The night went bright again and the Sergeant was in the middle of a searchlight beam and someone was shouting. He couldn’t see but he recognised the tone, the demand for surrender. Yes, you prick, I came out here in this weather just to turn myself in to a bunch of confused wankers in the spook trade. He gunned the engine and lurched away. If they fired at him, they missed, and they couldn’t keep the beam on him in the swell.
He vanished, following the boy.
Elaine was a shadow against a background of night. Picked out occasionally by the desperate lights of the main Fleet, it skulked at the edge of the safe channel. Lester Ferris wondered whether that was for operational reasons, or whether whoever chose the station had been secretly ashamed that Britain, diminished now and unreconciled to the fact, should participate for power’s sake in the slow slaughter of a place it had claimed and cherished in its high imperial day. He wondered if it had been Africa herself, or if she had simply been handed the mess and told not to interfere; if Elaine looked the same in her office as it did tonight, a dark ghost rolling on dark water, Brighton House’s own bitter twin.
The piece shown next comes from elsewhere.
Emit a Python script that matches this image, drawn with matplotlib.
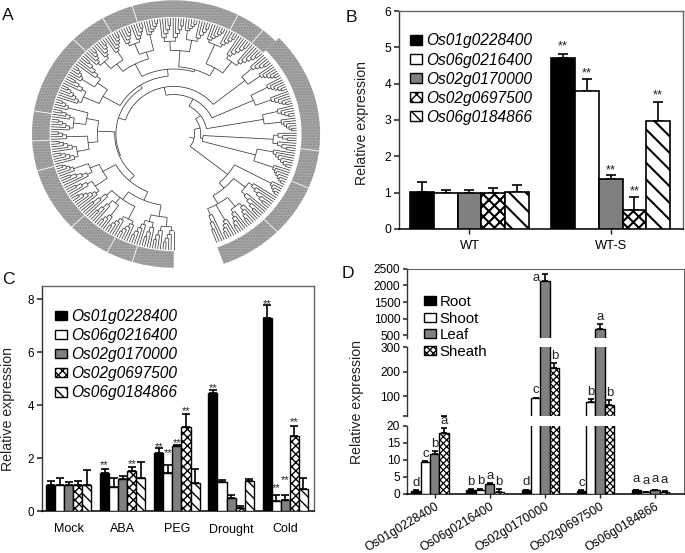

The crewmen were lowering a ladder. Whatever tactic the boy had used to gull them was working. It was a telescoping metal ladder with a motor, buil
t into the structure of the ship so that it wouldn’t easily tear away. The upper reaches had a cage around them, a wide tunnel of metal, but the boy hadn’t got to that part yet and the sea was throwing the inflatable all over the place. It could end here, the Sergeant realised, and the boy must know that, must know this was an insane way to carry on.
The boy lunged, knapsack on his back, and the inflatable yawed away. He got both hands on the ladder, but his feet were still on the little dinghy and it was unguided so he might as well be hanging by his arms, and then he was, shoes trailing in the water, but he hauled himself up and went on, fast, as if this was nothing, as if it was just what he did. The Sergeant grinned as a sort of mad pride bloomed in him. The boy was doing a great thing. It was terrible and it was all kinds of wrong-headed and dangerous, but he was making it work. He was near as dammit leading the world around by the nose, and he was a genius and an action hero and everything he wanted to be. If it wasn’t going to cost him his life the Sergeant would be inclined to let him get on with it, but you had to draw a line in bringing up a young person, and this was definitely on the far side of it.
Then the small figure reached the deck and was hauled aboard. How long before he started doing whatever he proposed to do to create a death for himself that would resonate? And for that matter, how would he transmit it? In the end perhaps he didn’t need to, he could just incriminate the Fleet and let those left behind do the talking. Perhaps it could work if he just went off somewhere, to France, say, or Thailand, and bought a house. The Fleet vanished bodies all the time. But no: the full impact, the vileness, required a body. Or better, live footage. There would be a plan for that, too. If the Sergeant had been quick enough, he might have tackled this from that end, stopped the signal on shore and used that to leverage retreat. A parental stand-off.